Goal
Return the whole listing, line for line, without the pictures in it.
····················
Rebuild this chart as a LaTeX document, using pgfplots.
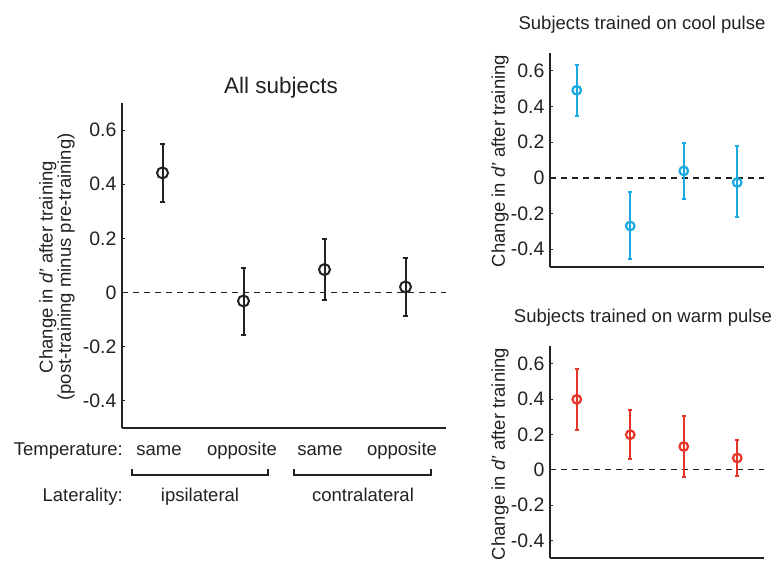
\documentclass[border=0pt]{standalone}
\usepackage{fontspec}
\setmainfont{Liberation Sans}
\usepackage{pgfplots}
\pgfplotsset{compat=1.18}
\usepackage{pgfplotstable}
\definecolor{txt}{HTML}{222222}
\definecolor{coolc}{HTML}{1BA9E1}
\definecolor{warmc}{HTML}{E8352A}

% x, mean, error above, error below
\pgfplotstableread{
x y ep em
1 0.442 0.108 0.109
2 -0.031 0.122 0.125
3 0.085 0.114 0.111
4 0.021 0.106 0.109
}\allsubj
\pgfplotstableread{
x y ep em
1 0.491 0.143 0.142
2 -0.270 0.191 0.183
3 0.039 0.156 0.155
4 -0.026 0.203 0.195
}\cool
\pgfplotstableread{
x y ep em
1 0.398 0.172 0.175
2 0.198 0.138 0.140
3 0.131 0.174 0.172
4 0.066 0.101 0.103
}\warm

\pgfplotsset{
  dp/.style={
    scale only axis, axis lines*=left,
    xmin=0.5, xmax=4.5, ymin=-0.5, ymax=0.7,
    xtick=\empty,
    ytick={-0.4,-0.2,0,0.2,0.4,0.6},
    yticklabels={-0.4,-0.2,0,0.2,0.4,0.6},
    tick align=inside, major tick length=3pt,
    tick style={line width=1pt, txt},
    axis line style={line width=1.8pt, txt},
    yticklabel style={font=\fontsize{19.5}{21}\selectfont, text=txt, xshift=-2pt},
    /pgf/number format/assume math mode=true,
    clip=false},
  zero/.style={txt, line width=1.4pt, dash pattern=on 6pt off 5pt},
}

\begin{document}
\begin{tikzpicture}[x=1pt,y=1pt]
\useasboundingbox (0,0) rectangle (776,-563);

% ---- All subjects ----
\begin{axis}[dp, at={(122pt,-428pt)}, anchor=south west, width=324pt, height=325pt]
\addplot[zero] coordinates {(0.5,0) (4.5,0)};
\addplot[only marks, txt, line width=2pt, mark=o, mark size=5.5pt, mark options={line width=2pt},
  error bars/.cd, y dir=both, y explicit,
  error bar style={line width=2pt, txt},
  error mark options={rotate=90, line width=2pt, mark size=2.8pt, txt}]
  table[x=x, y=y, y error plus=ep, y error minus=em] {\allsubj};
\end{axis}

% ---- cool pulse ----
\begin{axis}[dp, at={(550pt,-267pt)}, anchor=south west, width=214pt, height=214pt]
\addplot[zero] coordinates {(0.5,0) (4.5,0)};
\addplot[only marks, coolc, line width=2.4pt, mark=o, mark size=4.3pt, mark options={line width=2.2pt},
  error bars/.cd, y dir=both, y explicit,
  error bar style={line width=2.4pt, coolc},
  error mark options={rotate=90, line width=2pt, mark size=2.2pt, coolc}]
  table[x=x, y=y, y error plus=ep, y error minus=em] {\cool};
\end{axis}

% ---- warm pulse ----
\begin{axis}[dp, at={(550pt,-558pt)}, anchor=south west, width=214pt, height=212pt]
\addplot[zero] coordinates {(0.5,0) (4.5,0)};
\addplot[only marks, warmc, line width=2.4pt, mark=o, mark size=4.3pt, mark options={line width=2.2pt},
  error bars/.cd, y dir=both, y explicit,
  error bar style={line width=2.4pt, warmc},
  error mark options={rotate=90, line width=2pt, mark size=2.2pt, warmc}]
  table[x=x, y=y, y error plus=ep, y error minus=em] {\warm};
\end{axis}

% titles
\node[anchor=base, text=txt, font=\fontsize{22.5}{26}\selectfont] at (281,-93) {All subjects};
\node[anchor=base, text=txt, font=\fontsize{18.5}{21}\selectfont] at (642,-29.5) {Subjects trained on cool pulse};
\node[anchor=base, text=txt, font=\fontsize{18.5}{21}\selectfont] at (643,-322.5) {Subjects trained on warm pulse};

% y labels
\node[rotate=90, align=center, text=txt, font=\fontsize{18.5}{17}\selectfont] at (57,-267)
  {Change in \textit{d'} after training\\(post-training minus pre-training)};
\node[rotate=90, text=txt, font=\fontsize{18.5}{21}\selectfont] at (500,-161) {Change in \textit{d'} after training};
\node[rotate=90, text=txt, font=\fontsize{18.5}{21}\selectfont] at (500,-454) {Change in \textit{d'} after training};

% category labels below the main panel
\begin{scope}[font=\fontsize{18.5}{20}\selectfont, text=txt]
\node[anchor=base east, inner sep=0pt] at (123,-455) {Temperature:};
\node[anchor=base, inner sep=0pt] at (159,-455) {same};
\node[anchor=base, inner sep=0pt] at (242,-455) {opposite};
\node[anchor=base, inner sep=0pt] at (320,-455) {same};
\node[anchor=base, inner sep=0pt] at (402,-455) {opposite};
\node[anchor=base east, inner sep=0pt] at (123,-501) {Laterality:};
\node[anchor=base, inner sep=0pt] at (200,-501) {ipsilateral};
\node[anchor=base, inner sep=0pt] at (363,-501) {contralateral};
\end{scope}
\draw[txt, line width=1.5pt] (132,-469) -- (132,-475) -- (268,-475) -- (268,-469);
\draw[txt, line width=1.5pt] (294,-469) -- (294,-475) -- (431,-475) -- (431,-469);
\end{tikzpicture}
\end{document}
····················
Complete answer
Rebuild this chart as a LaTeX document, using pgfplots.
\documentclass[border=0pt]{standalone}
\usepackage{fontspec}
\setmainfont{Liberation Sans}
\usepackage{pgfplots}
\pgfplotsset{compat=1.18}
\usepackage{pgfplotstable}
\definecolor{txt}{HTML}{222222}
\definecolor{coolc}{HTML}{1BA9E1}
\definecolor{warmc}{HTML}{E8352A}

% x, mean, error above, error below
\pgfplotstableread{
x y ep em
1 0.442 0.108 0.109
2 -0.031 0.122 0.125
3 0.085 0.114 0.111
4 0.021 0.106 0.109
}\allsubj
\pgfplotstableread{
x y ep em
1 0.491 0.143 0.142
2 -0.270 0.191 0.183
3 0.039 0.156 0.155
4 -0.026 0.203 0.195
}\cool
\pgfplotstableread{
x y ep em
1 0.398 0.172 0.175
2 0.198 0.138 0.140
3 0.131 0.174 0.172
4 0.066 0.101 0.103
}\warm

\pgfplotsset{
  dp/.style={
    scale only axis, axis lines*=left,
    xmin=0.5, xmax=4.5, ymin=-0.5, ymax=0.7,
    xtick=\empty,
    ytick={-0.4,-0.2,0,0.2,0.4,0.6},
    yticklabels={-0.4,-0.2,0,0.2,0.4,0.6},
    tick align=inside, major tick length=3pt,
    tick style={line width=1pt, txt},
    axis line style={line width=1.8pt, txt},
    yticklabel style={font=\fontsize{19.5}{21}\selectfont, text=txt, xshift=-2pt},
    /pgf/number format/assume math mode=true,
    clip=false},
  zero/.style={txt, line width=1.4pt, dash pattern=on 6pt off 5pt},
}

\begin{document}
\begin{tikzpicture}[x=1pt,y=1pt]
\useasboundingbox (0,0) rectangle (776,-563);

% ---- All subjects ----
\begin{axis}[dp, at={(122pt,-428pt)}, anchor=south west, width=324pt, height=325pt]
\addplot[zero] coordinates {(0.5,0) (4.5,0)};
\addplot[only marks, txt, line width=2pt, mark=o, mark size=5.5pt, mark options={line width=2pt},
  error bars/.cd, y dir=both, y explicit,
  error bar style={line width=2pt, txt},
  error mark options={rotate=90, line width=2pt, mark size=2.8pt, txt}]
  table[x=x, y=y, y error plus=ep, y error minus=em] {\allsubj};
\end{axis}

% ---- cool pulse ----
\begin{axis}[dp, at={(550pt,-267pt)}, anchor=south west, width=214pt, height=214pt]
\addplot[zero] coordinates {(0.5,0) (4.5,0)};
\addplot[only marks, coolc, line width=2.4pt, mark=o, mark size=4.3pt, mark options={line width=2.2pt},
  error bars/.cd, y dir=both, y explicit,
  error bar style={line width=2.4pt, coolc},
  error mark options={rotate=90, line width=2pt, mark size=2.2pt, coolc}]
  table[x=x, y=y, y error plus=ep, y error minus=em] {\cool};
\end{axis}

% ---- warm pulse ----
\begin{axis}[dp, at={(550pt,-558pt)}, anchor=south west, width=214pt, height=212pt]
\addplot[zero] coordinates {(0.5,0) (4.5,0)};
\addplot[only marks, warmc, line width=2.4pt, mark=o, mark size=4.3pt, mark options={line width=2.2pt},
  error bars/.cd, y dir=both, y explicit,
  error bar style={line width=2.4pt, warmc},
  error mark options={rotate=90, line width=2pt, mark size=2.2pt, warmc}]
  table[x=x, y=y, y error plus=ep, y error minus=em] {\warm};
\end{axis}

% titles
\node[anchor=base, text=txt, font=\fontsize{22.5}{26}\selectfont] at (281,-93) {All subjects};
\node[anchor=base, text=txt, font=\fontsize{18.5}{21}\selectfont] at (642,-29.5) {Subjects trained on cool pulse};
\node[anchor=base, text=txt, font=\fontsize{18.5}{21}\selectfont] at (643,-322.5) {Subjects trained on warm pulse};

% y labels
\node[rotate=90, align=center, text=txt, font=\fontsize{18.5}{17}\selectfont] at (57,-267)
  {Change in \textit{d'} after training\\(post-training minus pre-training)};
\node[rotate=90, text=txt, font=\fontsize{18.5}{21}\selectfont] at (500,-161) {Change in \textit{d'} after training};
\node[rotate=90, text=txt, font=\fontsize{18.5}{21}\selectfont] at (500,-454) {Change in \textit{d'} after training};

% category labels below the main panel
\begin{scope}[font=\fontsize{18.5}{20}\selectfont, text=txt]
\node[anchor=base east, inner sep=0pt] at (123,-455) {Temperature:};
\node[anchor=base, inner sep=0pt] at (159,-455) {same};
\node[anchor=base, inner sep=0pt] at (242,-455) {opposite};
\node[anchor=base, inner sep=0pt] at (320,-455) {same};
\node[anchor=base, inner sep=0pt] at (402,-455) {opposite};
\node[anchor=base east, inner sep=0pt] at (123,-501) {Laterality:};
\node[anchor=base, inner sep=0pt] at (200,-501) {ipsilateral};
\node[anchor=base, inner sep=0pt] at (363,-501) {contralateral};
\end{scope}
\draw[txt, line width=1.5pt] (132,-469) -- (132,-475) -- (268,-475) -- (268,-469);
\draw[txt, line width=1.5pt] (294,-469) -- (294,-475) -- (431,-475) -- (431,-469);
\end{tikzpicture}
\end{document}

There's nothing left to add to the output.